One of these issues is the plan for new eligibility criteria for care, where local authorities must consider what could be done to meet a person’s needs, and then determine whether any of the needs meet the eligibility criteria.
These set out that a person will be eligible if an assessment establishes they ‘can and can only’ overcome barriers to wellbeing by the local authority providing them with a care and support plan and ensuring it is delivered – otherwise known as the ‘can and can only’ test.
If a need can be met by the person themselves, a carer or through community services, then they will not be eligible.
Some critics have argued that the draft guidance on eligibility, consultation on which closed this month, appears to be adhering to the principle of just doing ‘the minimum necessary’ for people in need of services.
But Drakeford insists the act is not ‘bereft of rights’ for people with needs and the approach embodies a more strengths-based view of people.
“I come from the position of being a huge supporter of the welfare state but I think we have tended to mistake quantity for quality and focused less on outcomes and impact,” he says.
“The act establishes a whole series of additional rights for people but it doesn’t mistake the idea that just because you do more, that you must be doing better.”
Repositioning social work
This new approach to assessment of need and eligibility will mean challenges for social workers, but Drakeford is hopeful it will enable them to move back to some of the tasks he remembers from his own social work training.
“You are aiming to work in a preventative way and create the conditions in which a person can successfully live their life, rather than always having to intervene in a crisis,” he says.
As is the case in England, practitioners will also move more and more towards integrated ways of working by being repositioned in multi-disciplinary teams. The Welsh act places a duty on councils to promote cooperation with other services, including local health boards.
A local authority should exercise its social services functions to ensure the provision of care and support is integrated with health services, where this would promote the wellbeing of children, adults and carers.
The Welsh Government is clear, however, that social services will continue to remain a proper function of local authorities, rather than merge with the health service.
“Every time we’ve looked at it we’ve come to the conclusion that an awful lot of what social workers need to be able to draw on are the services provided by local authorities, and you’re in a better position to do that if you’re inside the local authority family,” says Drakeford.
“Under the new law, social workers will not be [in the pejorative way they sometimes put it to me] ‘swallowed up by health’, they will know who they are and who they work for.”
The minister isn’t drawn to comparisons – devolution is all about learning – but the one fundamental difference between social care reforms in the two countries is the approach to self-directed support.
While the English Care Act champions personal budgets by making them mandatory for anyone whose needs are being met by the local authority, they are not mentioned in the Social Services and Wellbeing (Wales) Act.
The Welsh legislation does further personalisation, by extending the circumstances in which direct payments can be provided, including other forms of support such as residential care, and to individuals who are currently excluded, such as those with substance misuse issues.

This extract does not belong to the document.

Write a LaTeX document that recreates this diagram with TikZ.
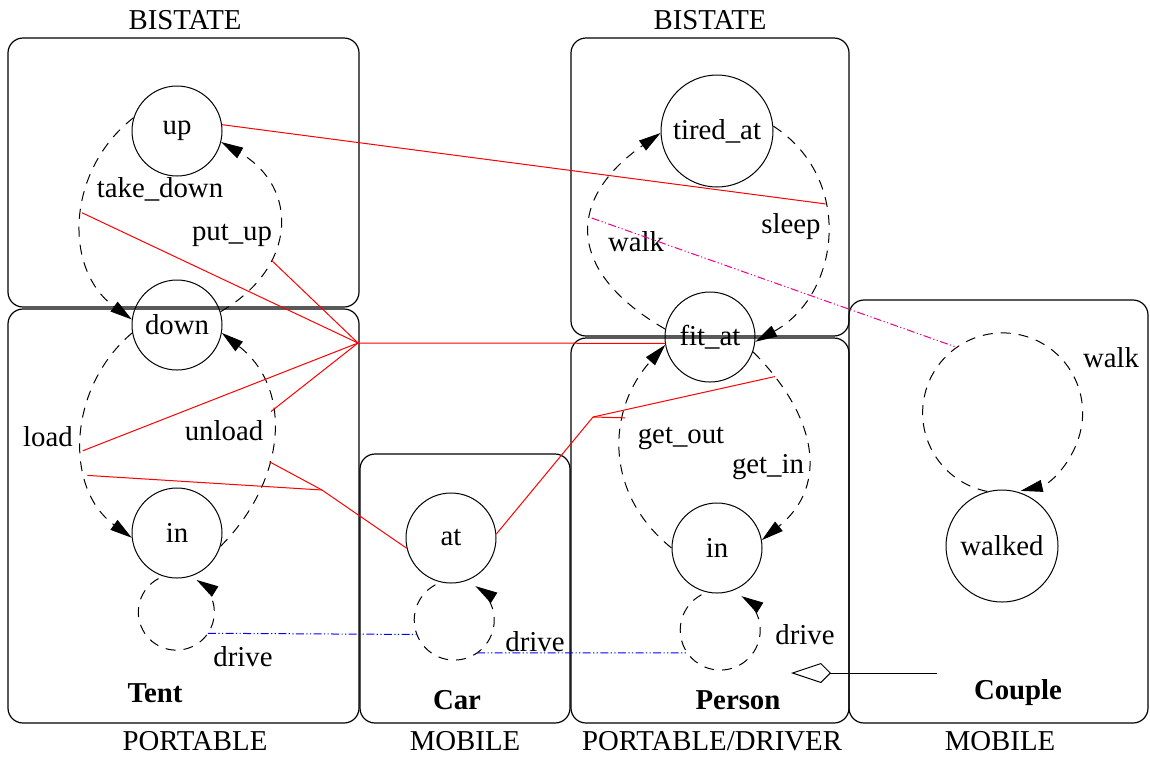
\documentclass[tikz,border=0pt]{standalone}
\usepackage{fontspec}
\setmainfont{Liberation Serif}
\usetikzlibrary{arrows.meta}
\tikzset{
  state/.style={circle,draw,line width=0.5pt,minimum size=45pt,inner sep=0pt},
  bigstate/.style={state,minimum size=56pt},
  group/.style={draw,line width=0.6pt,rounded corners=7.5pt},
  trans/.style={-{Triangle[length=11pt,width=6pt]},line width=0.5pt,dash pattern=on 5pt off 4pt},
  sync/.style={draw=red,line width=0.5pt},
  drivelink/.style={draw=blue,line width=0.5pt,dash pattern=on 4pt off 1.2pt on 0.6pt off 1.2pt on 0.6pt off 1.2pt},
  walklink/.style={drivelink,draw=magenta},
  partof/.style={-{Kite[open,length=20pt,width=10pt,inset=5pt]},line width=0.5pt},
  lbl/.style={inner sep=0pt},
  cls/.style={inner sep=0pt,font=\fontsize{14.4}{17}\selectfont\bfseries}}

\begin{document}
\begin{tikzpicture}[x=0.5pt,y=0.5pt,font=\fontsize{14.4}{17}\selectfont]
  \useasboundingbox (0,0) rectangle (1150,-757);
  \draw[group] (8,-38) rectangle (359,-307);
  \draw[group] (8,-309) rectangle (359,-723);
  \draw[group] (360,-454) rectangle (570,-723);
  \draw[group] (571,-38) rectangle (849,-336);
  \draw[group] (571,-338) rectangle (849,-723);
  \draw[group] (849,-300) rectangle (1148,-723);

  \node[lbl] (tentbi) at (185,-20) {BISTATE};
  \node[lbl] (persbi) at (710,-20) {BISTATE};
  \node[lbl] (tentkind) at (195,-741) {PORTABLE};
  \node[lbl] (carkind) at (465,-741) {MOBILE};
  \node[lbl] (perskind) at (712,-741) {PORTABLE/DRIVER};
  \node[lbl] (couplekind) at (1000,-741) {MOBILE};
  \node[cls] (tent) at (155,-693) {Tent};
  \node[cls] (car) at (457,-700) {Car};
  \node[cls] (person) at (738,-700) {Person};
  \node[cls] (couple) at (1018,-693) {Couple};

  \node[state] (up) at (177,-131) {up};
  \node[state] (down) at (177,-325) {down};
  \node[state] (tentin) at (177,-533) {in};
  \node[state] (carat) at (451,-538) {at};
  \node[bigstate] (tiredat) at (717,-131) {tired\_at};
  \node[state] (fitat) at (710,-337) {fit\_at};
  \node[state] (persin) at (717,-548) {in};
  \node[bigstate] (walked) at (1002,-546) {walked};

  \node[lbl] (takedown) at (160,-189) {take\_down};
  \node[lbl] (putup) at (232,-235) {put\_up};
  \node[lbl] (load) at (48,-437) {load};
  \node[lbl] (unload) at (224,-431) {unload};
  \node[lbl] (tentdrive) at (243,-657) {drive};
  \node[lbl] (cardrive) at (535,-642) {drive};
  \node[lbl] (persdrive) at (805,-635) {drive};
  \node[lbl] (walk) at (636,-242) {walk};
  \node[lbl] (sleep) at (791,-227) {sleep};
  \node[lbl] (getout) at (681,-438) {get\_out};
  \node[lbl] (getin) at (768,-467) {get\_in};
  \node[lbl] (couplewalk) at (1111,-358) {walk};

  \draw[trans] (up.163) to[out=218,in=144,looseness=1.08] node[coordinate,pos=0.47] (td) {} (down.173);
  \draw[trans] (down.17) to[out=30,in=330,looseness=1.35] node[coordinate,pos=0.32] (pu) {} (up.-14);
  \draw[trans] (down.190) to[out=220,in=144,looseness=1.05] node[coordinate,pos=0.56] (ld1) {} node[coordinate,pos=0.67] (ld2) {} (tentin.186);
  \draw[trans] (tentin.-17) to[out=45,in=322,looseness=1.1] node[coordinate,pos=0.39] (ul2) {} node[coordinate,pos=0.61] (ul1) {} (down.-10);
  \draw[trans] ([yshift=-2pt]tentin.-114) arc[start angle=118,end angle=418,radius=38] node[coordinate,pos=0.694] (tentdrv) {};
  \draw[trans] ([yshift=-2pt]carat.-110) arc[start angle=118,end angle=418,radius=40] node[coordinate,pos=0.277] (cardrvl) {} node[coordinate,pos=0.623] (cardrvr) {};
  \draw[trans] ([yshift=-2pt]persin.-110) arc[start angle=118,end angle=418,radius=40] node[coordinate,pos=0.322] (persdrv) {};
  \draw[trans] (fitat.170) to[out=150,in=215,looseness=1.5] node[coordinate,pos=0.58] (wk) {} (tiredat.182);
  \draw[trans] (tiredat.5) to[out=-33,in=29,looseness=1.15] node[coordinate,pos=0.37] (sl) {} (fitat.-6);
  \draw[trans] (persin.180) to[out=141,in=228,looseness=1.1] node[coordinate,pos=0.65] (go) {} (fitat.190);
  \draw[trans] (fitat.-19) to[out=-45,in=39,looseness=1.2] node[coordinate,pos=0.13] (gi) {} (persin.10);
  \draw[trans] (walked.105) arc[start angle=259,end angle=-77,radius=80] node[coordinate,pos=0.399] (cwk) {};

  \coordinate (tenthub) at (358,-343);
  \coordinate (tentjoin) at (322,-490);
  \coordinate (pershub) at (593,-417);
  \draw[sync] (up.8) -- (sl);
  \draw[sync] (td) -- (tenthub) -- (fitat.188);
  \draw[sync] (pu) -- (tenthub);
  \draw[sync] (ld1) -- (tenthub);
  \draw[sync] (ul1) -- (tenthub);
  \draw[sync] (ld2) -- (tentjoin) -- (carat.193);
  \draw[sync] (ul2) -- (tentjoin);
  \draw[sync] (carat.5) -- (pershub) -- (gi);
  \draw[sync] (pershub) -- (go);
  \draw[walklink] (wk) -- (cwk);
  \draw[drivelink] (tentdrv) -- (cardrvl);
  \draw[drivelink] (cardrvr) -- (persdrv);

  \coordinate (couplelink) at (937,-673);
  \coordinate (personlink) at (791,-673);
  \draw[partof] (couplelink) -- (personlink);
\end{tikzpicture}
\end{document}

But Drakeford is clear the Welsh administration takes a different approach to choice and personalisation, one that allows for local authorities commissioning services for people.

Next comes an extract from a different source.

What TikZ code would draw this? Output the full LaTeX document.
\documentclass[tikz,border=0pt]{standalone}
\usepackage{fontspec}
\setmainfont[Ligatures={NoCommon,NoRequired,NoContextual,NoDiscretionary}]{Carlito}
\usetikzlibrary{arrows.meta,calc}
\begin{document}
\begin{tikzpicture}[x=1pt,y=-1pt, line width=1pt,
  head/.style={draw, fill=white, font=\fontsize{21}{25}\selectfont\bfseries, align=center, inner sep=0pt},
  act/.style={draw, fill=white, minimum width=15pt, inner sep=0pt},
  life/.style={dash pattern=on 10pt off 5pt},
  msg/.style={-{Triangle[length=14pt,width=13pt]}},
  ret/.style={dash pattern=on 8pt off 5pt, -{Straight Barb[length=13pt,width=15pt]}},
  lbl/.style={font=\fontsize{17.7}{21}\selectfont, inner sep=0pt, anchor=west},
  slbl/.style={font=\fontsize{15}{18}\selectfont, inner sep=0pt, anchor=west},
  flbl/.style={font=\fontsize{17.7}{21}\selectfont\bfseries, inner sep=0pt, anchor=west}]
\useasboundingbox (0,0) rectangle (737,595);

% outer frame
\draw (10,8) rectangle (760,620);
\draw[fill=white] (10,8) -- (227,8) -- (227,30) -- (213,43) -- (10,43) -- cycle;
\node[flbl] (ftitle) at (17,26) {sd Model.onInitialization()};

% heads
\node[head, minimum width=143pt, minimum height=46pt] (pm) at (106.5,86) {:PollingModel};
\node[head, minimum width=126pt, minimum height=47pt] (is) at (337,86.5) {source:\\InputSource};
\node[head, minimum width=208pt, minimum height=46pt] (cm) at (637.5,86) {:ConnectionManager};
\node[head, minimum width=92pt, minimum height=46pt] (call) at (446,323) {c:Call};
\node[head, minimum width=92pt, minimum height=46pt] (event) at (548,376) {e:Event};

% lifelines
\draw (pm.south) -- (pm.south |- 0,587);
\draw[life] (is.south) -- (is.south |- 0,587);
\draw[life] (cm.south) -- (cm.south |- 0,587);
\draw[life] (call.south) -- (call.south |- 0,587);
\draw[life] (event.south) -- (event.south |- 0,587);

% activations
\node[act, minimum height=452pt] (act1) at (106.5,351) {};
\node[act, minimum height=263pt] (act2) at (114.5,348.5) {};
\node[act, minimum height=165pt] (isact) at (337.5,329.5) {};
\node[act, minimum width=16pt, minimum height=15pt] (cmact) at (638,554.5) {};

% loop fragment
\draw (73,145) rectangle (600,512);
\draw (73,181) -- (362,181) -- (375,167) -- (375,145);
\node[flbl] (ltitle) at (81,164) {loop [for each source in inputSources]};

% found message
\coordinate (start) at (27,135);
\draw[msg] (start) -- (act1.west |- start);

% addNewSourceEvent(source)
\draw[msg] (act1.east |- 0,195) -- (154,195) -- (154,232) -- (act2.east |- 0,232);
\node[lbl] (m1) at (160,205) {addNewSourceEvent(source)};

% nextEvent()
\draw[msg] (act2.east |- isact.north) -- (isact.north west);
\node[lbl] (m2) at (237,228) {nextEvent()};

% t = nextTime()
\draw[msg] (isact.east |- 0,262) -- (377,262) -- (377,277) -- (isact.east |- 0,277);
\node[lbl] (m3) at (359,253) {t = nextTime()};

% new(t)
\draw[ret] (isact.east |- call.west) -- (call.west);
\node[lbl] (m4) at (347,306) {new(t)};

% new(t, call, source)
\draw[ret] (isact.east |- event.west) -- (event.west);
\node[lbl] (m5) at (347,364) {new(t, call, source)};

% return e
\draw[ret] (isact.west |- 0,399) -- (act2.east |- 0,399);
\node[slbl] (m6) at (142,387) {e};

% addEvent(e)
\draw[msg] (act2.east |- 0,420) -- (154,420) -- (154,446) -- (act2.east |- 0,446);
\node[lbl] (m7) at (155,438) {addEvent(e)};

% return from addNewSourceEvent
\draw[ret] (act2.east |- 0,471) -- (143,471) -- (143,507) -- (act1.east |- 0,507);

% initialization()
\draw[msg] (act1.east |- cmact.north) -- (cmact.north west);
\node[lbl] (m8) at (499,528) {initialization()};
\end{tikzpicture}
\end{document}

“In the English discourse there is always a rather sniffy sort of belief that people who choose to take budgets for themselves are making active choices, and those who choose to rely on collective services are people who haven’t made a choice,” says Drakeford.
“That is absolutely not the case – the decision to rely on a collective service is every bit as much a valid decision and we recognise that here in Wales.”
This is further reflected in the Welsh approach to the social care market provision, where there is no belief in competition as the best way to bring about public service improvement.
Where the Care Act obliges English councils to promote a diverse market in care provision, Welsh legislaton places a duty on authorities to promote the development of cooperatives, social enterprises and other third sector services – and not the private sector.
“You can make a perfectly respectable argument for both,” says Drakeford. “But if you’re interested in equality, then market models are inevitably associated with greater inequality.”
“The creation of a ‘more equal Wales’ continues to be a key objective of our government policy, so that we ensure the people with the greatest needs are at the front of the queue.”